大人が総括するとこんな感じになりますが、本質はガキの時に芽生えた思考。後年、これは自己に対しても言えるものだろうと思い、その部分が付加されていく。
信じるということ
この世界に人間というものはどれだけいるのだろうか。もしかしたら自分が人間ととらえている存在は、自分一人かもしれない。自分が接している他者は、もしかしたら全て何者かに用意されたストーリー展開として用意されただけの存在かもしれない。
わたしがプリンを食べておいしいと思う。家族が一緒に食ってて、それなりにうまそうな反応をする。では、このわたしが「おいしい」と認識する感覚は、同一なのか。わたしが転んで痛いと思う感覚。これは他者と同一のものなのか。
→結論。実証不可能。自分が主体的に「信じる」ということをもってはじめて、他者の存在は成立する。
これは星新一がショート・ショートの題材として扱っていますね。みんなで食べる大皿にのったようなお菓子は、最後の一個はみんな牽制して誰も食べず、最後まで残り続ける、と。そういう前フリがあって、その後語られるのは、実はこの世の人類は全て吸血鬼であり、あなた一人が人間なのだ、と。安心しなさい、あなたは最後の一人だからずっと安全です、って内容だったと思う。

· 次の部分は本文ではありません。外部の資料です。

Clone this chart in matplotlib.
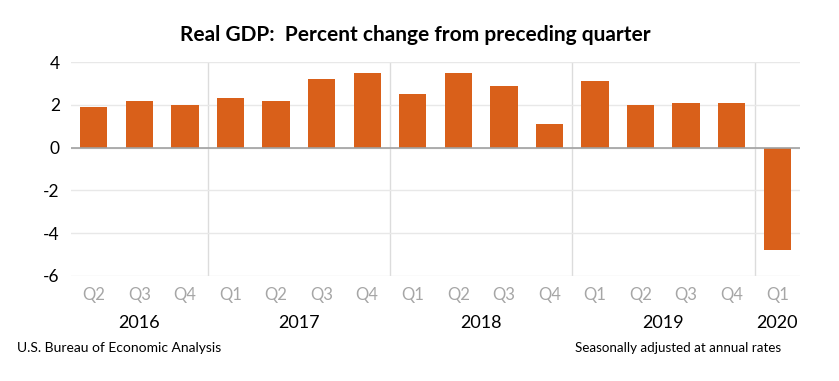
import numpy as np
import matplotlib.pyplot as plt
from matplotlib.transforms import blended_transform_factory

quarters = ["Q2", "Q3", "Q4",
            "Q1", "Q2", "Q3", "Q4",
            "Q1", "Q2", "Q3", "Q4",
            "Q1", "Q2", "Q3", "Q4",
            "Q1"]
years = ["2016", "2017", "2018", "2019", "2020"]
year_counts = [3, 4, 4, 4, 1]
gdp_change = [1.9, 2.2, 2.0, 2.3, 2.2, 3.2, 3.5, 2.5, 3.5, 2.9, 1.1, 3.1, 2.0, 2.1, 2.1, -4.8]

BAR_COLOR = "#D9601A"

plt.rcParams["font.family"] = ["Lato", "DejaVu Sans"]

fig = plt.figure(figsize=(8.39, 3.81), dpi=100)
ax = fig.add_axes([0.0846, 0.2756, 0.869, 0.5614])

x = np.arange(len(gdp_change))
ax.bar(x, gdp_change, width=0.6, color=BAR_COLOR, zorder=3)

ax.set_xlim(-0.5, len(gdp_change) - 0.5)
ax.set_ylim(-6, 4)
ax.set_yticks([-6, -4, -2, 0, 2, 4])
ax.set_yticklabels(["-6", "-4", "-2", "0", "2", "4"], fontsize=12.5)
ax.grid(axis="y", color="#E8E8E8", linewidth=1, zorder=0)
ax.axhline(0, color="#A0A0A0", linewidth=1.2, zorder=4)

# year separators
edges = np.cumsum(year_counts)[:-1] - 0.5
for e in edges:
    ax.axvline(e, color="#DCDCDC", linewidth=1, zorder=1)

ax.set_xticks(x)
ax.set_xticklabels(quarters, fontsize=12, color="#A6A6A6")
ax.tick_params(axis="both", length=0, pad=8)
for s in ax.spines.values():
    s.set_visible(False)

trans = blended_transform_factory(ax.transData, fig.transFigure)
start = 0
for yr, n in zip(years, year_counts):
    center = start + (n - 1) / 2
    ax.text(center, 1 - 323 / 381, yr, transform=trans, ha="center", va="center",
            fontsize=13, color="black")
    start += n

fig.text(0.495, 1 - 35 / 381, "Real GDP:  Percent change from preceding quarter",
         ha="center", va="center", fontsize=15, fontweight="bold")
fig.text(17 / 839, 1 - 348 / 381, "U.S. Bureau of Economic Analysis",
         ha="left", va="center", fontsize=10)
fig.text(781 / 839, 1 - 348 / 381, "Seasonally adjusted at annual rates",
         ha="right", va="center", fontsize=9.6)

fig.savefig("out.png", dpi=100)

自分以外の人間が全て吸血鬼であるかどうか。これは「ちがう」と信じることでしか実証できないのではないか、なんてことを思う。
総論
ませたガキです。早くから活字中毒だったために現れた症状です。読書の習慣は幼児期にすでに完成。小学校入学後は図書館というものを手に入れ、宝の山のように思い、毎日毎日、日に二冊ずつ借りて読んでいました。
ってことで、自分を、周囲を、ひとつのストーリーとして認識するような、物語と現実を混同しているようなところから生まれた発想だと思う。
ここで重要な核となっているのは「self-esteem」、自尊感情です。人生をひとつのストーリーとしてとらえ、自分を核となる登場人物、つまり主役に設定し、周囲を存在させる。そしてその周囲の存在を実証するカギになるものは、全て「信頼」だということ。これは実は、ものすごく重要なことなのではないかと、かなり生きる指針になっています。
さて自分の子ども。娘は染色体がわたしと違うのでよくわからん。抽象的な概念を持つことに障害があるわけで、こんな思考自体が発生する要素も無い。しかし自尊感情ははっきりと個性に表れているので、これは遺伝子で流れてったかな、とは思う。自分の障害を認識すると、それを越えるテクを独自に編み出すところがあるのはお見事。この要素は幼児期に生まれ、小学生の次期に充実を加え、さらに実験を繰り返すところがある。知的障害をもちつつの実験は、時々後始末が大変。
息子は疑ってみる、という思考が薄く、渡されるストーリーをまんま信じる。いまだにテレビのドラマやアニメのストーリー展開や、いわゆる子どもだましの仕掛けにも大声でツッコミを入れる。状況に入り込みの強い子。自尊感情より、ガラスのプライド、なんてとこもあると思う。女の子や小さい子に優しい。そりゃ嘘泣きだろ、ってことにも根気よくつきあう。っつ〜ことで、友達の妹や従妹にモテる。断り下手なのでカモられることは多く、初恋の相手にも見事にカモられて、レアなポケモン大放出の経験アリ。ポケモンの切れ目が縁の切れ目、という失恋を経験。それでもいまだに「姿を見るだけでうれしい」と言う。色に出にけりで母にはその初恋の全貌がバレちゃいましたが、恋を知ってる男の子に育ったことが母はすっげ〜満足。この子はこの子でかなりおもしろいです。この子はこの子で、こうした経験で得たものを、いつか自分の指針として完成させていくんでしょう。